Print exactly the lines from the first one down to the line that contains "ax = fig.add_axes([110", both included, and skip the pictures.

☆ ☆ ☆ ☆

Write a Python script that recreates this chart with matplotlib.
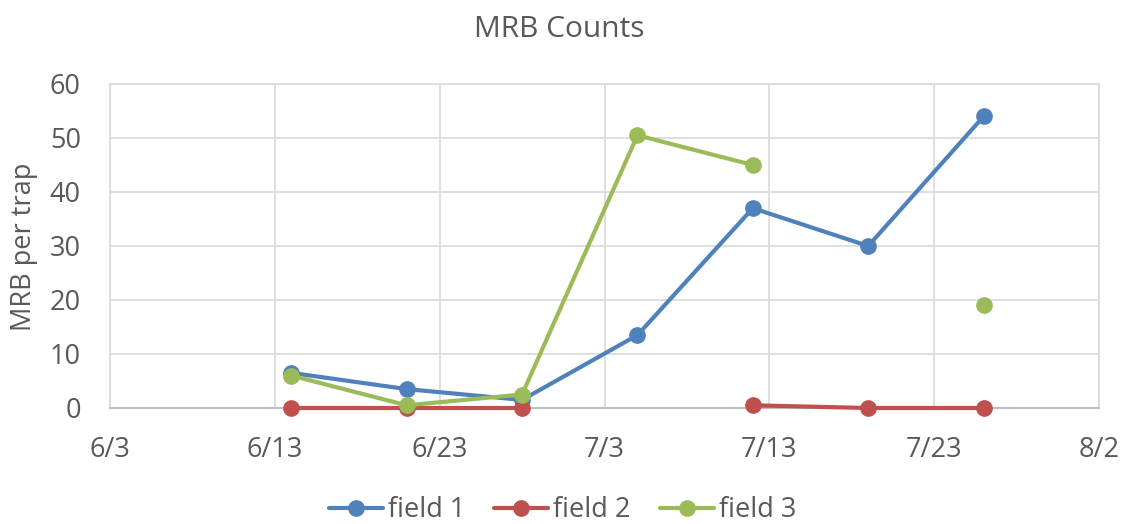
import matplotlib
matplotlib.use("Agg")
import matplotlib.pyplot as plt
import matplotlib.dates as mdates
import numpy as np
from datetime import datetime, timedelta

# ---- data ----
dates = ["2015-06-14", "2015-06-21", "2015-06-28", "2015-07-05",
         "2015-07-12", "2015-07-19", "2015-07-26"]
field1 = [6.5, 3.5, 1.5, 13.5, 37, 30, 54]
field2 = [0, 0, 0, np.nan, 0.5, 0, 0]
field3 = [6, 0.5, 2.5, 50.5, 45, np.nan, 19]
series_names = ["field 1", "field 2", "field 3"]
colors = ["#4F81BD", "#C0504D", "#9BBB59"]
x_start = "2015-06-03"
x_end = "2015-08-02"
tick_step_days = 10
y_ticks = [0, 10, 20, 30, 40, 50, 60]

plt.rcParams['font.family'] = ['Open Sans', 'DejaVu Sans']
txt_color = "#595959"

W, H = 1126, 524
fig = plt.figure(figsize=(W / 100, H / 100), dpi=100)
ax = fig.add_axes([110 / W, 1 - 408 / H, (1099 - 110) / W, (408 - 84) / H])

xd = [datetime.strptime(d, "%Y-%m-%d") for d in dates]
for vals, name, c in zip([field1, field2, field3], series_names, colors):
    ax.plot(xd, vals, color=c, lw=3.0, marker='o', markersize=11,
            label=name, solid_capstyle='round', zorder=3, clip_on=False)

x0 = datetime.strptime(x_start, "%Y-%m-%d")
x1 = datetime.strptime(x_end, "%Y-%m-%d")
ax.set_xlim(x0, x1)
ticks = []
t = x0
while t <= x1:
    ticks.append(t)
    t += timedelta(days=tick_step_days)
ax.set_xticks(ticks)
ax.set_xticklabels([f"{d.month}/{d.day}" for d in ticks])
ax.set_ylim(y_ticks[0], y_ticks[-1])
ax.set_yticks(y_ticks)

ax.grid(True, color="#D9D9D9", lw=1.2, zorder=0)
ax.set_axisbelow(True)
for s in ["left", "right", "top"]:
    ax.spines[s].set_color("#D9D9D9")
    ax.spines[s].set_linewidth(1.2)
ax.spines["bottom"].set_color("#BFBFBF")
ax.spines["bottom"].set_linewidth(1.5)

ax.tick_params(axis='x', length=0, pad=20, labelsize=19.5, labelcolor=txt_color)
ax.tick_params(axis='y', length=0, pad=21, labelsize=19.5, labelcolor=txt_color)

fig.text(559.5 / W, 1 - 36.7 / H, "MRB Counts", ha='center', va='baseline',
         fontsize=21.5, color=txt_color)
fig.text(24.5 / W, 1 - 247 / H, "MRB per trap", rotation=90, ha='center',
         va='center', fontsize=19.5, color=txt_color)

fig.legend(loc='center', bbox_to_anchor=(562.5 / W, 1 - 510 / H), ncol=3,
           frameon=False, fontsize=19.5, labelcolor=txt_color,
           handlelength=2.0, handletextpad=0.18, columnspacing=1.07,
           borderpad=0, borderaxespad=0)

fig.savefig("out.png", dpi=100)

☆ ☆ ☆ ☆

**FINAL RESULT**
Write a Python script that recreates this chart with matplotlib.
import matplotlib
matplotlib.use("Agg")
import matplotlib.pyplot as plt
import matplotlib.dates as mdates
import numpy as np
from datetime import datetime, timedelta

# ---- data ----
dates = ["2015-06-14", "2015-06-21", "2015-06-28", "2015-07-05",
         "2015-07-12", "2015-07-19", "2015-07-26"]
field1 = [6.5, 3.5, 1.5, 13.5, 37, 30, 54]
field2 = [0, 0, 0, np.nan, 0.5, 0, 0]
field3 = [6, 0.5, 2.5, 50.5, 45, np.nan, 19]
series_names = ["field 1", "field 2", "field 3"]
colors = ["#4F81BD", "#C0504D", "#9BBB59"]
x_start = "2015-06-03"
x_end = "2015-08-02"
tick_step_days = 10
y_ticks = [0, 10, 20, 30, 40, 50, 60]

plt.rcParams['font.family'] = ['Open Sans', 'DejaVu Sans']
txt_color = "#595959"

W, H = 1126, 524
fig = plt.figure(figsize=(W / 100, H / 100), dpi=100)
ax = fig.add_axes([110 / W, 1 - 408 / H, (1099 - 110) / W, (408 - 84) / H])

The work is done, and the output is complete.